-- START --

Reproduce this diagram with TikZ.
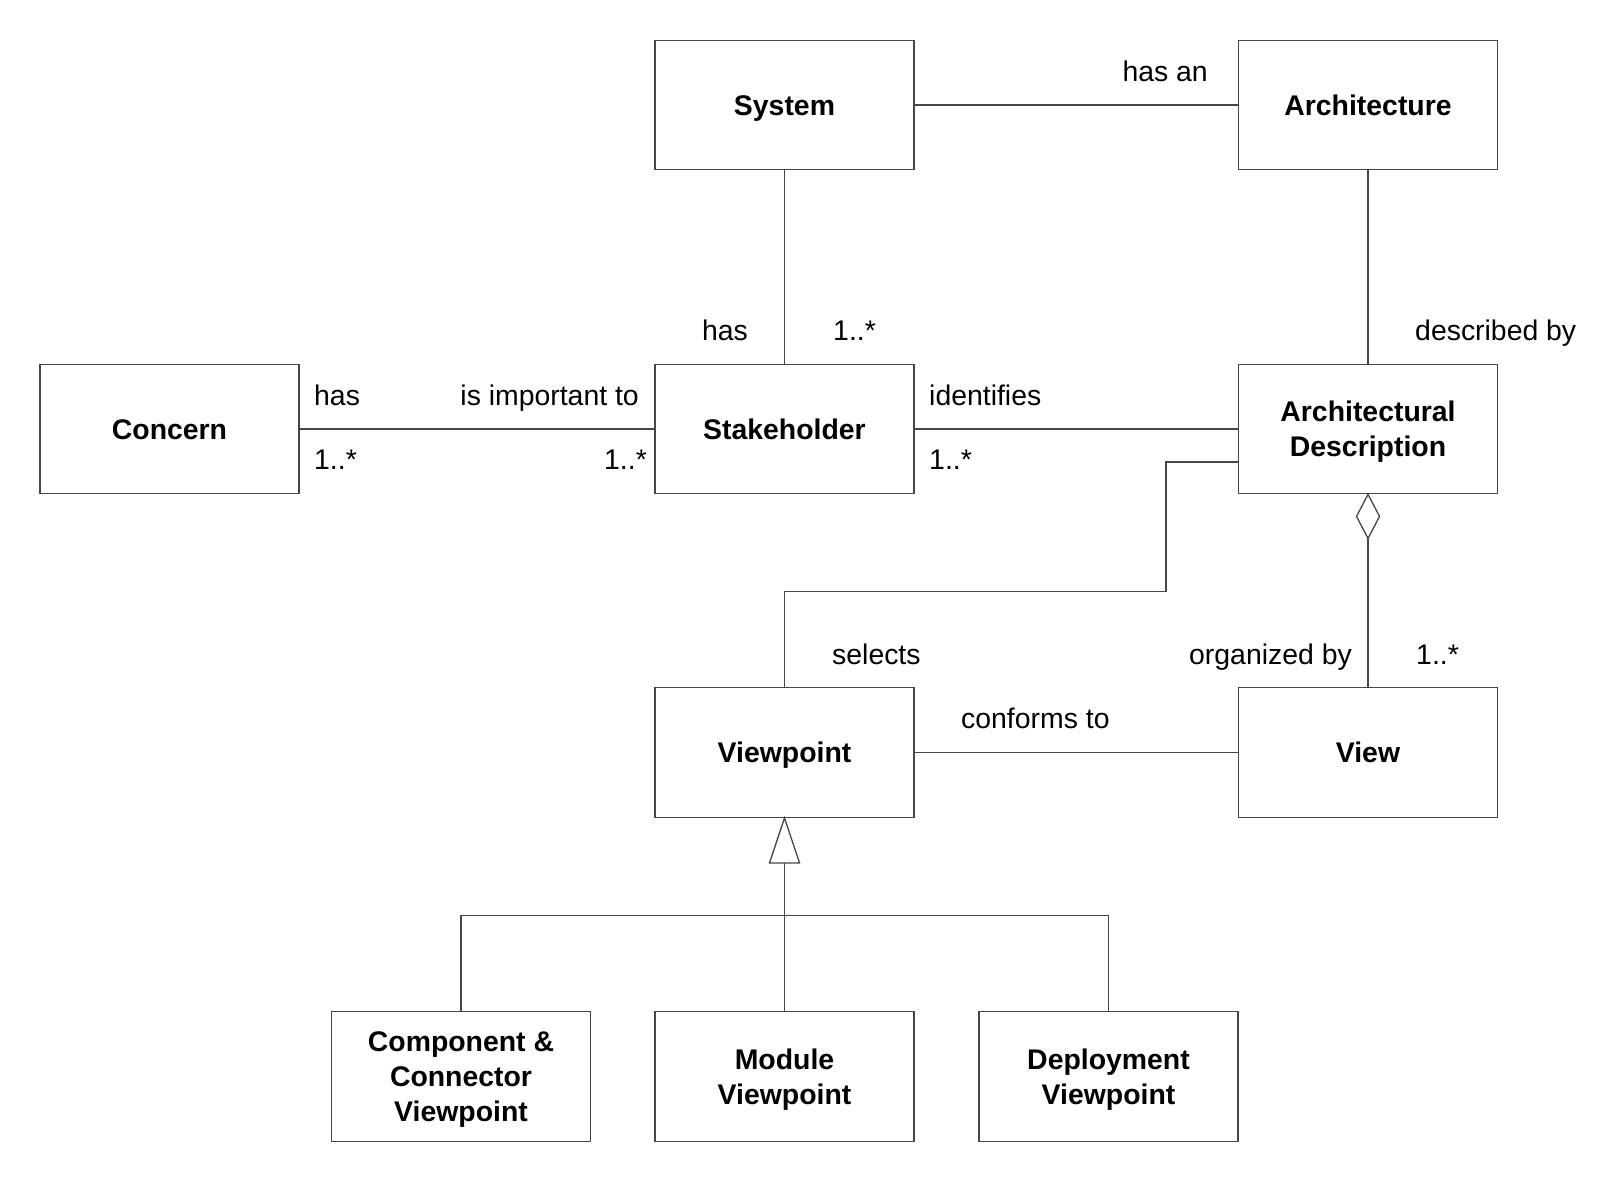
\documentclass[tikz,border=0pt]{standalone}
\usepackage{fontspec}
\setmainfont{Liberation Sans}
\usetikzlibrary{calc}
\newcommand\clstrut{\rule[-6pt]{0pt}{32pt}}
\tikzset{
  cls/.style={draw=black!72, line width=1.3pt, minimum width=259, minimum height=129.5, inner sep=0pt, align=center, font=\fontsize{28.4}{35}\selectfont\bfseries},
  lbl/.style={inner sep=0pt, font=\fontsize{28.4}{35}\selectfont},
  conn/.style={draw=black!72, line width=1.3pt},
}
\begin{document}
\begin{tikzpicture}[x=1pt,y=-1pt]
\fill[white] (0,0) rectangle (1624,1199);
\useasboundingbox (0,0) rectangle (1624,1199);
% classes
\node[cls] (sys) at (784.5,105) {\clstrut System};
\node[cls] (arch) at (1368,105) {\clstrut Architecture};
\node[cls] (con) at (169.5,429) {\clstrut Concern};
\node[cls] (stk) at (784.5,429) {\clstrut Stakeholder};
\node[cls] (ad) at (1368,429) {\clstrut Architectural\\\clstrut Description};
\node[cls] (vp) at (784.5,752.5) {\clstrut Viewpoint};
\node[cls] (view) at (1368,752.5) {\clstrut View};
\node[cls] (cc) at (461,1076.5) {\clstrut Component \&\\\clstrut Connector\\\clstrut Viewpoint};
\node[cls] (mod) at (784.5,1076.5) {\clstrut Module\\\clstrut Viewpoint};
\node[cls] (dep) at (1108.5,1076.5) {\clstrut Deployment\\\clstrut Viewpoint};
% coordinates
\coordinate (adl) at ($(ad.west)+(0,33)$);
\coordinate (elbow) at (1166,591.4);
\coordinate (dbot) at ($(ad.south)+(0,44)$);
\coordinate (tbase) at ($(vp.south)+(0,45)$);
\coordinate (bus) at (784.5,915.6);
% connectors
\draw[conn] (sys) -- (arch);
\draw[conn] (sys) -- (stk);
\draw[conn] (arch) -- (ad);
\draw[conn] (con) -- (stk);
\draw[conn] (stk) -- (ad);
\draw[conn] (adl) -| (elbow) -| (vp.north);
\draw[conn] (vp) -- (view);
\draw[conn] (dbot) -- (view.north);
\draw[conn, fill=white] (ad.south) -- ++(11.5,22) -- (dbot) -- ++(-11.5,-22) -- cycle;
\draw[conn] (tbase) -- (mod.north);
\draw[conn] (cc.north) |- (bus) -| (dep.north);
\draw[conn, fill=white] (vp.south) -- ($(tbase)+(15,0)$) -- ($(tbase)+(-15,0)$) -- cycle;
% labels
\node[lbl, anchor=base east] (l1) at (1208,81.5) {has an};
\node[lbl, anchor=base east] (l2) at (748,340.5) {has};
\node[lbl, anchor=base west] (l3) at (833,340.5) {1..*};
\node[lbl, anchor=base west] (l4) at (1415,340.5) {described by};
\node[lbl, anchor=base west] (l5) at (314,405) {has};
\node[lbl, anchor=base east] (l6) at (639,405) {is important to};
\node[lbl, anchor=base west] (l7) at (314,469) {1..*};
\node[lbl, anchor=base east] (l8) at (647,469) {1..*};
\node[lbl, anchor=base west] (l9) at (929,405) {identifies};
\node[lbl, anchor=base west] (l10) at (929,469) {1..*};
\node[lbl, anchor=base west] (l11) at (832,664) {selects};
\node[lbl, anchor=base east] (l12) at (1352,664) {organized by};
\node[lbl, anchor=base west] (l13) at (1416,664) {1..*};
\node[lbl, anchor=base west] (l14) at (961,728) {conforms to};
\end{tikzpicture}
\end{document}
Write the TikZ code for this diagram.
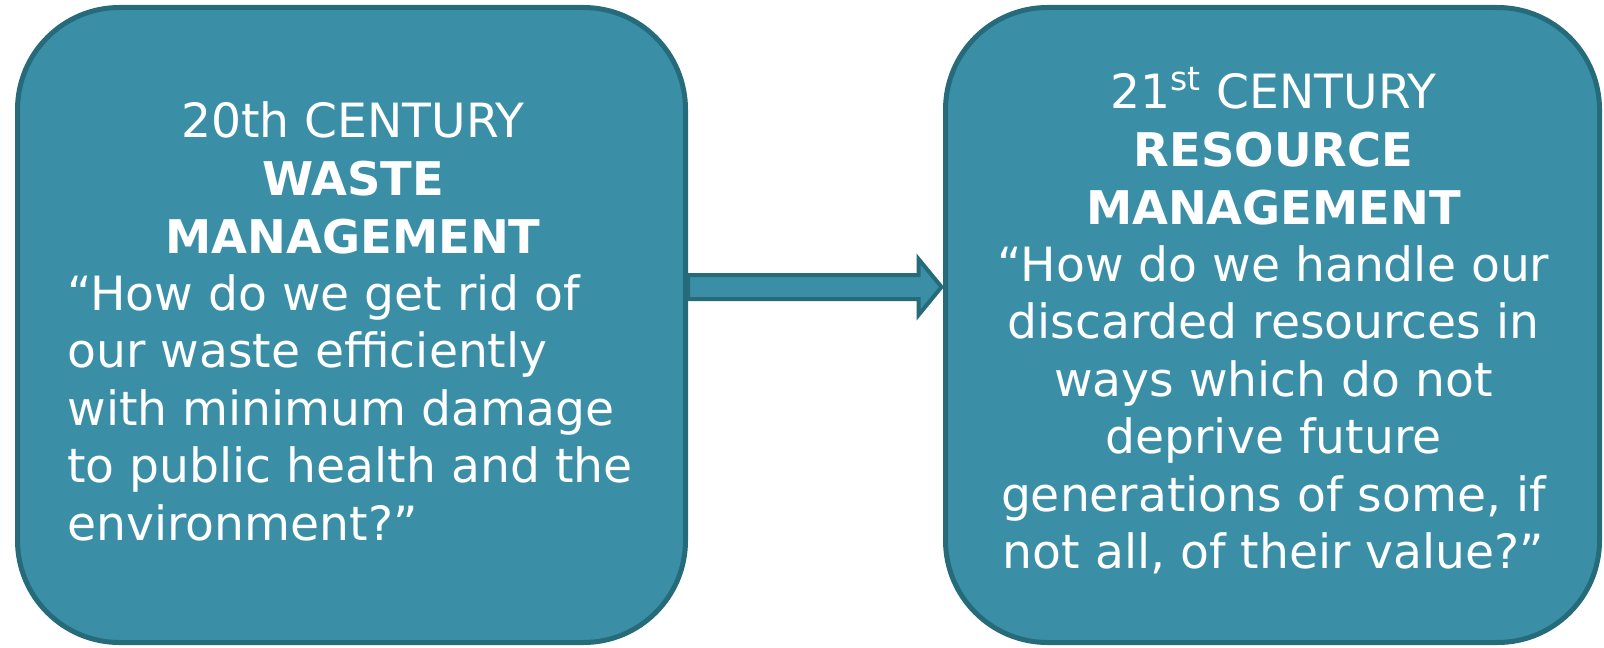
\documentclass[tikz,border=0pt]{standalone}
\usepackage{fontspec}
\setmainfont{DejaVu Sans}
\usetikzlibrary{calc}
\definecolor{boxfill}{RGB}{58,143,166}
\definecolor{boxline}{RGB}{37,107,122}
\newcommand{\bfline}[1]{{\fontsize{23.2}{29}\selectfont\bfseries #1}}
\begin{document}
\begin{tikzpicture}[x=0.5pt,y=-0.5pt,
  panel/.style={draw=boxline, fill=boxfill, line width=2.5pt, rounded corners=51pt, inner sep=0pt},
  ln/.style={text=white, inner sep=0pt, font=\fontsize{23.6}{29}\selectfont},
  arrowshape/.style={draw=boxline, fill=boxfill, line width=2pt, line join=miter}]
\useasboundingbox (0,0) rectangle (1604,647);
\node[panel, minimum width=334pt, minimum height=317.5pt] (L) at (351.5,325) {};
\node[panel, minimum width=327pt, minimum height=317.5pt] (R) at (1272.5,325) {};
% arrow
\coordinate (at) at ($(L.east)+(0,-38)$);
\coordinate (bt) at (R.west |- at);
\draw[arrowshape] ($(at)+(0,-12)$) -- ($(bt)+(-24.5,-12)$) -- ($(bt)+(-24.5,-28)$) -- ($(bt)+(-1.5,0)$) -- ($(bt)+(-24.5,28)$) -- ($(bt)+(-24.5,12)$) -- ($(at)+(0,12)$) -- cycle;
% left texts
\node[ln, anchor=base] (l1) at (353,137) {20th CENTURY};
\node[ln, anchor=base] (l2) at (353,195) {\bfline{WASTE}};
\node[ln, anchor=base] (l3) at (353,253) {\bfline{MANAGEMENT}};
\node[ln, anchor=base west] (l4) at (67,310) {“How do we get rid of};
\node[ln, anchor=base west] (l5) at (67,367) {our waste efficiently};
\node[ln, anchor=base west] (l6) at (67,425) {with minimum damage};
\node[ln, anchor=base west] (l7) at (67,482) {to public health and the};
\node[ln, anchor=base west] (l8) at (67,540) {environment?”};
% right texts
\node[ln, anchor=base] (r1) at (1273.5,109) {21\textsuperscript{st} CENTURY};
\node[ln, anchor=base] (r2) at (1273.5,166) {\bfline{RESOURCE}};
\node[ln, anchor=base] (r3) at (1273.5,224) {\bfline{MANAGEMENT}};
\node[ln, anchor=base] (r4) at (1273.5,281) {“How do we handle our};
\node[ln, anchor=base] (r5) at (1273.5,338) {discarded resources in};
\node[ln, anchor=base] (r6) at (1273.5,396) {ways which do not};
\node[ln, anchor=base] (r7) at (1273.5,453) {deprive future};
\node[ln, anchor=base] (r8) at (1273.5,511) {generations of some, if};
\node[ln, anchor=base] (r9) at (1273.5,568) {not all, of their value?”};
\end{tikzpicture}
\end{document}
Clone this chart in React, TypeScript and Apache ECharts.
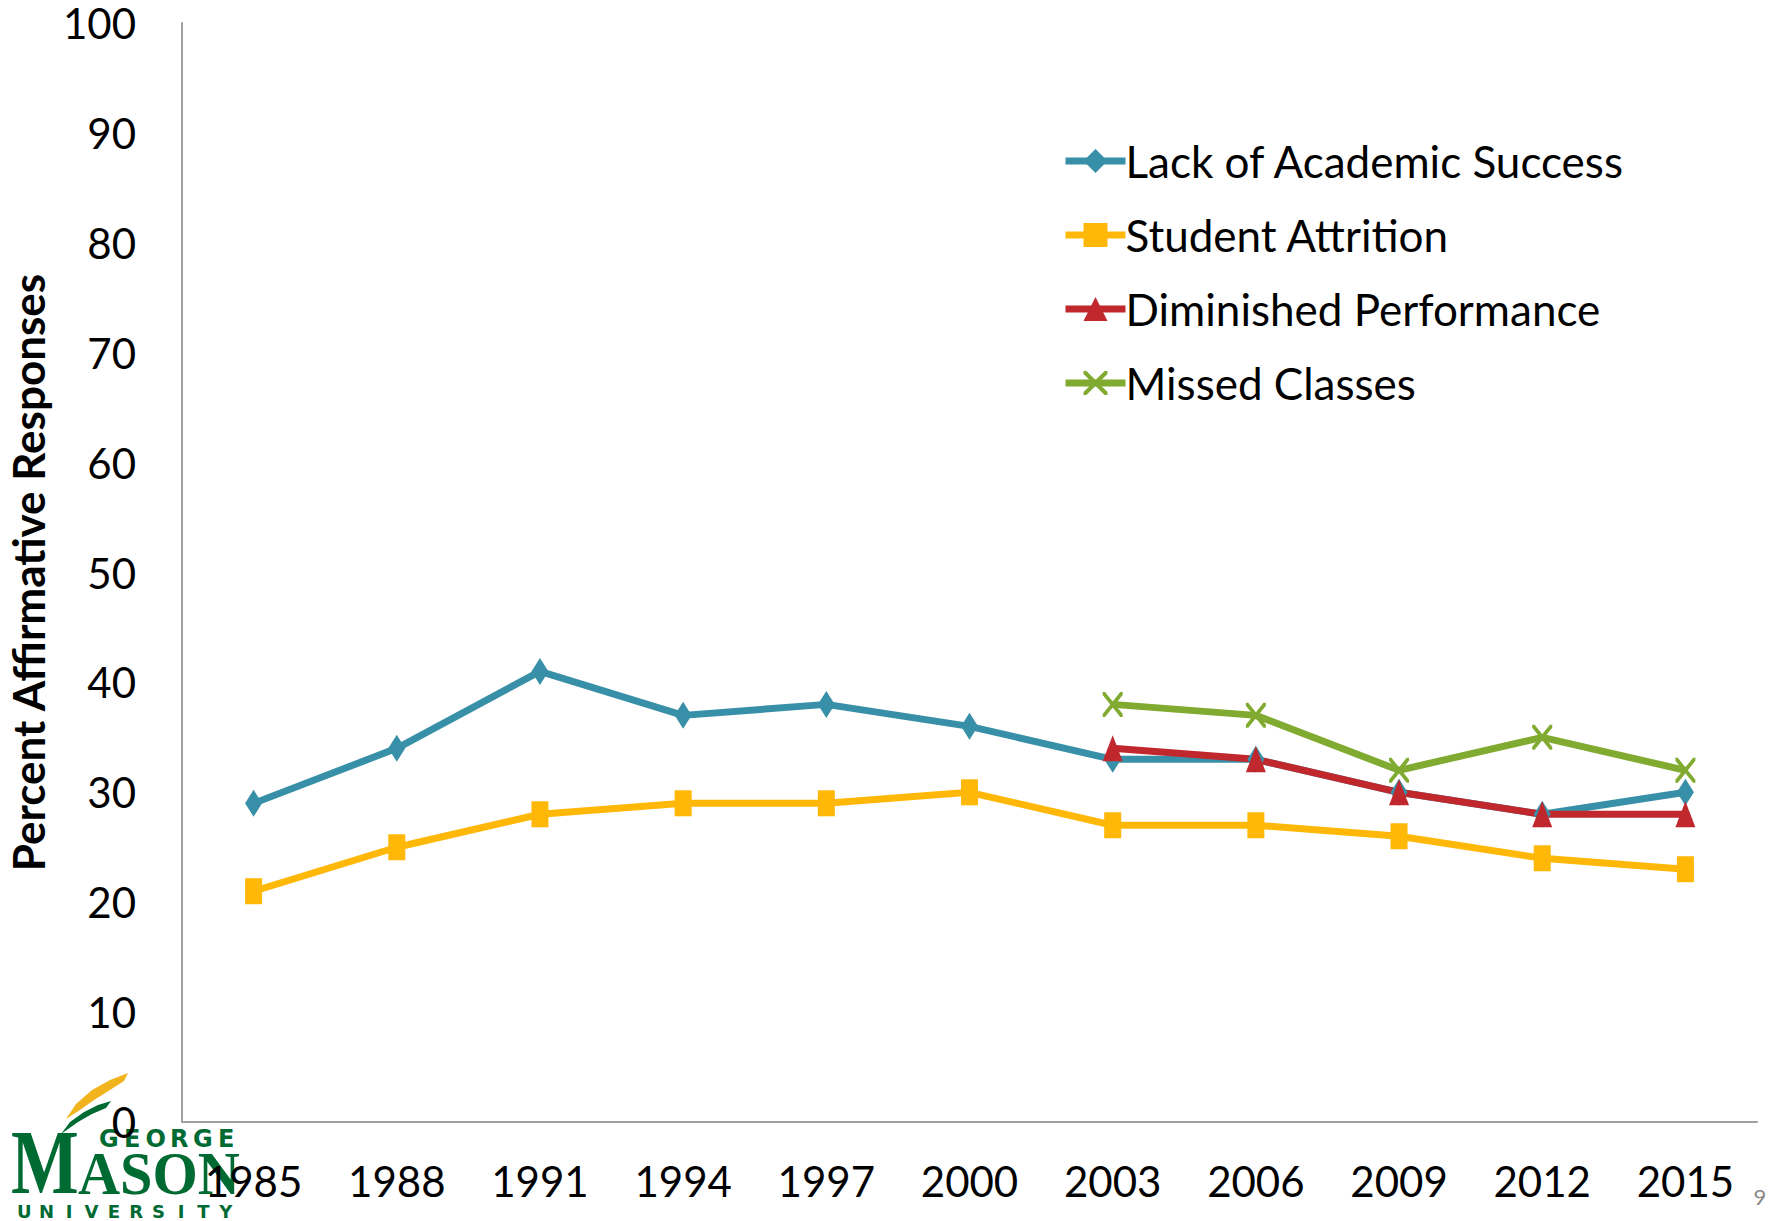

-- END --

» Exercise requirements:
Pull out each line of the records holding the string "with".

» Answer to this problem:
Reproduce this diagram with TikZ.
\node[ln, anchor=base west] (l6) at (67,425) {with minimum damage};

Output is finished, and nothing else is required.